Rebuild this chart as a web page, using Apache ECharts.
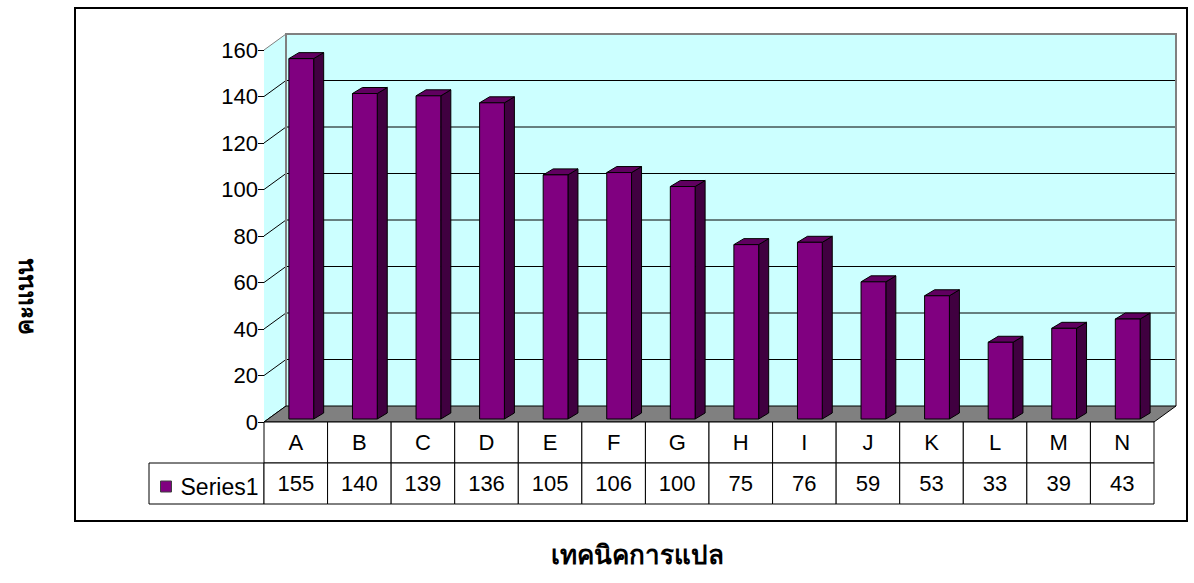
<!DOCTYPE html>
<html>
<head>
<meta charset="utf-8">
<title>คะแนน</title>
<script src="https://cdn.jsdelivr.net/npm/echarts/dist/echarts.min.js"></script>
<style>
  html, body { margin: 0; padding: 0; background: #fff; }
  #main { width: 1194px; height: 583px; }
</style>
</head>
<body>
<div id="main"></div>
<script>
// 数据
const categories = ['A', 'B', 'C', 'D', 'E', 'F', 'G', 'H', 'I', 'J', 'K', 'L', 'M', 'N'];
const values = [155, 140, 139, 136, 105, 106, 100, 75, 76, 59, 53, 33, 39, 43];
const yMax = 160;
const yStep = 20;
const seriesName = 'Series1';
const xTitle = 'เทคนิคการแปล';
const yTitle = 'คะแนน';

// 版式
const GRID = { left: 264, top: 50, width: 890, height: 372 };
const DEPTH = [22, -16];      // 后墙偏移
const BAR_FRONT = [5.5, -3];  // 柱子正面偏移
const BAR_DEPTH = [10, -6];   // 柱子厚度
const ROW_H = 41;             // 表格行高
const FONT = '"Liberation Sans", Arial, sans-serif';
const FS = 22;

(function () {
	let myChart = echarts.init(document.getElementById('main'), null, { renderer: 'svg' });

	// 墙和地面
	function renderWalls(params, api) {
		const cs = params.coordSys;
		const x0 = cs.x, x1 = cs.x + cs.width, yt = cs.y, yb = cs.y + cs.height;
		const dx = DEPTH[0], dy = DEPTH[1];
		const children = [];
		children.push({
			type: 'rect',
			shape: { x: x0 + dx, y: yt + dy, width: cs.width, height: cs.height },
			style: { fill: '#ccffff', stroke: null }
		});
		children.push({
			type: 'polygon',
			shape: { points: [[x0, yt], [x0 + dx, yt + dy], [x0 + dx, yb + dy], [x0, yb]] },
			style: { fill: '#ccffff', stroke: null }
		});
		for (let v = 0; v <= yMax; v += yStep) {
			const y = api.coord([0, v])[1];
			const c = v === yMax ? '#808080' : '#000';
			children.push({
				type: 'line',
				shape: { x1: x0, y1: y, x2: x0 + dx, y2: y + dy },
				style: { stroke: c, lineWidth: 1 }
			});
			if (v > 0 && v < yMax) {
				children.push({
					type: 'line',
					shape: { x1: x0 + dx, y1: y + dy, x2: x1 + dx, y2: y + dy },
					style: { stroke: '#000', lineWidth: 1 }
				});
			}
		}
		// 后墙边框
		children.push({
			type: 'polyline',
			shape: { points: [[x0 + dx, yb + dy], [x0 + dx, yt + dy], [x1 + dx, yt + dy], [x1 + dx, yb + dy]] },
			style: { fill: null, stroke: '#808080', lineWidth: 2 }
		});
		// 地面
		children.push({
			type: 'polygon',
			shape: { points: [[x0, yb], [x1, yb], [x1 + dx, yb + dy], [x0 + dx, yb + dy]] },
			style: { fill: '#808080', stroke: '#000', lineWidth: 1 }
		});
		return { type: 'group', children: children };
	}

	// 3D柱子 + 数据表
	function renderBar(params, api) {
		const i = api.value(0);
		const v = api.value(1);
		const top = api.coord([i, v]);
		const base = api.coord([i, 0]);
		const band = api.size([1, 0])[0];
		const w = band * 0.39;
		const l = top[0] - w / 2 + BAR_FRONT[0];
		const r = l + w;
		const t = top[1] + BAR_FRONT[1];
		const b = base[1] + BAR_FRONT[1];
		const ddx = BAR_DEPTH[0], ddy = BAR_DEPTH[1];
		const edge = { stroke: '#000', lineWidth: 1 };
		const cl = top[0] - band / 2;
		return {
			type: 'group',
			children: [
				{ type: 'polygon', shape: { points: [[r, t], [r + ddx, t + ddy], [r + ddx, b + ddy], [r, b]] }, style: Object.assign({ fill: '#400040' }, edge) },
				{ type: 'polygon', shape: { points: [[l, t], [r, t], [r + ddx, t + ddy], [l + ddx, t + ddy]] }, style: Object.assign({ fill: '#600060' }, edge) },
				{ type: 'rect', shape: { x: l, y: t, width: w, height: b - t }, style: Object.assign({ fill: '#800080' }, edge) },
				{ type: 'rect', shape: { x: cl, y: base[1], width: band, height: ROW_H }, style: { fill: '#fff', stroke: '#000', lineWidth: 1 } },
				{ type: 'rect', shape: { x: cl, y: base[1] + ROW_H, width: band, height: ROW_H }, style: { fill: '#fff', stroke: '#000', lineWidth: 1 } },
				{ type: 'text', style: { text: categories[i], x: top[0], y: base[1] + ROW_H / 2, align: 'center', verticalAlign: 'middle', fontSize: FS, fontFamily: FONT, fill: '#000' } },
				{ type: 'text', style: { text: String(v), x: top[0], y: base[1] + ROW_H * 1.5, align: 'center', verticalAlign: 'middle', fontSize: FS, fontFamily: FONT, fill: '#000' } }
			]
		};
	}

	const option = {
		animation: false,
		grid: {
			left: GRID.left,
			top: GRID.top,
			width: GRID.width,
			height: GRID.height
		},
		legend: {
			data: [seriesName],
			left: GRID.left - 109,
			top: GRID.top + GRID.height + ROW_H + 7,
			icon: 'rect',
			itemWidth: 11,
			itemHeight: 11,
			itemStyle: { borderColor: '#404040', borderWidth: 1 },
			textStyle: { color: '#000', fontSize: FS + 1, fontFamily: FONT, padding: [0, 0, 0, 4] }
		},
		xAxis: {
			type: 'category',
			data: categories,
			axisLine: { show: false },
			axisTick: { show: false },
			axisLabel: { show: false }
		},
		yAxis: {
			type: 'value',
			min: 0,
			max: yMax,
			interval: yStep,
			axisLine: { show: true, lineStyle: { color: '#808080', width: 1 } },
			axisTick: { show: true, length: 6, lineStyle: { color: '#000' } },
			axisLabel: { color: '#000', fontSize: FS, fontFamily: FONT, margin: 6 },
			splitLine: { show: false }
		},
		graphic: [
			{
				type: 'rect',
				shape: { x: 75, y: 8, width: 1112, height: 513 },
				style: { fill: null, stroke: '#000', lineWidth: 2 },
				z: -10
			},
			{
				type: 'rect',
				shape: { x: GRID.left - 115, y: GRID.top + GRID.height + ROW_H, width: 115, height: ROW_H },
				style: { fill: null, stroke: '#000', lineWidth: 1 }
			},
			{
				type: 'text',
				x: 637,
				y: 555,
				style: { text: xTitle, align: 'center', verticalAlign: 'middle', fontSize: 26, fontWeight: 'bold', fontFamily: '"Times New Roman", "Liberation Serif", serif', fill: '#000' }
			},
			{
				type: 'text',
				x: 25,
				y: 297,
				rotation: Math.PI / 2,
				style: { text: yTitle, align: 'center', verticalAlign: 'middle', fontSize: 24, fontWeight: 'bold', fontFamily: '"Times New Roman", "Liberation Serif", serif', fill: '#000' }
			}
		],
		series: [
			{
				name: 'walls',
				type: 'custom',
				renderItem: renderWalls,
				data: [[0, 0]],
				silent: true,
				z: 1
			},
			{
				name: seriesName,
				type: 'custom',
				renderItem: renderBar,
				itemStyle: { color: '#800080' },
				data: values.map(function (v, i) { return [i, v]; }),
				z: 5
			}
		]
	};
	myChart.setOption(option);
	window.addEventListener('resize', function () {
		myChart.resize();
	});
})();
</script>
</body>
</html>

_Task requirements_
Reproduce every line of the material precisely, omitting its pictures.

_Task answer_
Rebuild this chart as a web page, using Apache ECharts.
<!DOCTYPE html>
<html>
<head>
<meta charset="utf-8">
<title>คะแนน</title>
<script src="https://cdn.jsdelivr.net/npm/echarts/dist/echarts.min.js"></script>
<style>
  html, body { margin: 0; padding: 0; background: #fff; }
  #main { width: 1194px; height: 583px; }
</style>
</head>
<body>
<div id="main"></div>
<script>
// 数据
const categories = ['A', 'B', 'C', 'D', 'E', 'F', 'G', 'H', 'I', 'J', 'K', 'L', 'M', 'N'];
const values = [155, 140, 139, 136, 105, 106, 100, 75, 76, 59, 53, 33, 39, 43];
const yMax = 160;
const yStep = 20;
const seriesName = 'Series1';
const xTitle = 'เทคนิคการแปล';
const yTitle = 'คะแนน';

// 版式
const GRID = { left: 264, top: 50, width: 890, height: 372 };
const DEPTH = [22, -16];      // 后墙偏移
const BAR_FRONT = [5.5, -3];  // 柱子正面偏移
const BAR_DEPTH = [10, -6];   // 柱子厚度
const ROW_H = 41;             // 表格行高
const FONT = '"Liberation Sans", Arial, sans-serif';
const FS = 22;

(function () {
	let myChart = echarts.init(document.getElementById('main'), null, { renderer: 'svg' });

	// 墙和地面
	function renderWalls(params, api) {
		const cs = params.coordSys;
		const x0 = cs.x, x1 = cs.x + cs.width, yt = cs.y, yb = cs.y + cs.height;
		const dx = DEPTH[0], dy = DEPTH[1];
		const children = [];
		children.push({
			type: 'rect',
			shape: { x: x0 + dx, y: yt + dy, width: cs.width, height: cs.height },
			style: { fill: '#ccffff', stroke: null }
		});
		children.push({
			type: 'polygon',
			shape: { points: [[x0, yt], [x0 + dx, yt + dy], [x0 + dx, yb + dy], [x0, yb]] },
			style: { fill: '#ccffff', stroke: null }
		});
		for (let v = 0; v <= yMax; v += yStep) {
			const y = api.coord([0, v])[1];
			const c = v === yMax ? '#808080' : '#000';
			children.push({
				type: 'line',
				shape: { x1: x0, y1: y, x2: x0 + dx, y2: y + dy },
				style: { stroke: c, lineWidth: 1 }
			});
			if (v > 0 && v < yMax) {
				children.push({
					type: 'line',
					shape: { x1: x0 + dx, y1: y + dy, x2: x1 + dx, y2: y + dy },
					style: { stroke: '#000', lineWidth: 1 }
				});
			}
		}
		// 后墙边框
		children.push({
			type: 'polyline',
			shape: { points: [[x0 + dx, yb + dy], [x0 + dx, yt + dy], [x1 + dx, yt + dy], [x1 + dx, yb + dy]] },
			style: { fill: null, stroke: '#808080', lineWidth: 2 }
		});
		// 地面
		children.push({
			type: 'polygon',
			shape: { points: [[x0, yb], [x1, yb], [x1 + dx, yb + dy], [x0 + dx, yb + dy]] },
			style: { fill: '#808080', stroke: '#000', lineWidth: 1 }
		});
		return { type: 'group', children: children };
	}

	// 3D柱子 + 数据表
	function renderBar(params, api) {
		const i = api.value(0);
		const v = api.value(1);
		const top = api.coord([i, v]);
		const base = api.coord([i, 0]);
		const band = api.size([1, 0])[0];
		const w = band * 0.39;
		const l = top[0] - w / 2 + BAR_FRONT[0];
		const r = l + w;
		const t = top[1] + BAR_FRONT[1];
		const b = base[1] + BAR_FRONT[1];
		const ddx = BAR_DEPTH[0], ddy = BAR_DEPTH[1];
		const edge = { stroke: '#000', lineWidth: 1 };
		const cl = top[0] - band / 2;
		return {
			type: 'group',
			children: [
				{ type: 'polygon', shape: { points: [[r, t], [r + ddx, t + ddy], [r + ddx, b + ddy], [r, b]] }, style: Object.assign({ fill: '#400040' }, edge) },
				{ type: 'polygon', shape: { points: [[l, t], [r, t], [r + ddx, t + ddy], [l + ddx, t + ddy]] }, style: Object.assign({ fill: '#600060' }, edge) },
				{ type: 'rect', shape: { x: l, y: t, width: w, height: b - t }, style: Object.assign({ fill: '#800080' }, edge) },
				{ type: 'rect', shape: { x: cl, y: base[1], width: band, height: ROW_H }, style: { fill: '#fff', stroke: '#000', lineWidth: 1 } },
				{ type: 'rect', shape: { x: cl, y: base[1] + ROW_H, width: band, height: ROW_H }, style: { fill: '#fff', stroke: '#000', lineWidth: 1 } },
				{ type: 'text', style: { text: categories[i], x: top[0], y: base[1] + ROW_H / 2, align: 'center', verticalAlign: 'middle', fontSize: FS, fontFamily: FONT, fill: '#000' } },
				{ type: 'text', style: { text: String(v), x: top[0], y: base[1] + ROW_H * 1.5, align: 'center', verticalAlign: 'middle', fontSize: FS, fontFamily: FONT, fill: '#000' } }
			]
		};
	}

	const option = {
		animation: false,
		grid: {
			left: GRID.left,
			top: GRID.top,
			width: GRID.width,
			height: GRID.height
		},
		legend: {
			data: [seriesName],
			left: GRID.left - 109,
			top: GRID.top + GRID.height + ROW_H + 7,
			icon: 'rect',
			itemWidth: 11,
			itemHeight: 11,
			itemStyle: { borderColor: '#404040', borderWidth: 1 },
			textStyle: { color: '#000', fontSize: FS + 1, fontFamily: FONT, padding: [0, 0, 0, 4] }
		},
		xAxis: {
			type: 'category',
			data: categories,
			axisLine: { show: false },
			axisTick: { show: false },
			axisLabel: { show: false }
		},
		yAxis: {
			type: 'value',
			min: 0,
			max: yMax,
			interval: yStep,
			axisLine: { show: true, lineStyle: { color: '#808080', width: 1 } },
			axisTick: { show: true, length: 6, lineStyle: { color: '#000' } },
			axisLabel: { color: '#000', fontSize: FS, fontFamily: FONT, margin: 6 },
			splitLine: { show: false }
		},
		graphic: [
			{
				type: 'rect',
				shape: { x: 75, y: 8, width: 1112, height: 513 },
				style: { fill: null, stroke: '#000', lineWidth: 2 },
				z: -10
			},
			{
				type: 'rect',
				shape: { x: GRID.left - 115, y: GRID.top + GRID.height + ROW_H, width: 115, height: ROW_H },
				style: { fill: null, stroke: '#000', lineWidth: 1 }
			},
			{
				type: 'text',
				x: 637,
				y: 555,
				style: { text: xTitle, align: 'center', verticalAlign: 'middle', fontSize: 26, fontWeight: 'bold', fontFamily: '"Times New Roman", "Liberation Serif", serif', fill: '#000' }
			},
			{
				type: 'text',
				x: 25,
				y: 297,
				rotation: Math.PI / 2,
				style: { text: yTitle, align: 'center', verticalAlign: 'middle', fontSize: 24, fontWeight: 'bold', fontFamily: '"Times New Roman", "Liberation Serif", serif', fill: '#000' }
			}
		],
		series: [
			{
				name: 'walls',
				type: 'custom',
				renderItem: renderWalls,
				data: [[0, 0]],
				silent: true,
				z: 1
			},
			{
				name: seriesName,
				type: 'custom',
				renderItem: renderBar,
				itemStyle: { color: '#800080' },
				data: values.map(function (v, i) { return [i, v]; }),
				z: 5
			}
		]
	};
	myChart.setOption(option);
	window.addEventListener('resize', function () {
		myChart.resize();
	});
})();
</script>
</body>
</html>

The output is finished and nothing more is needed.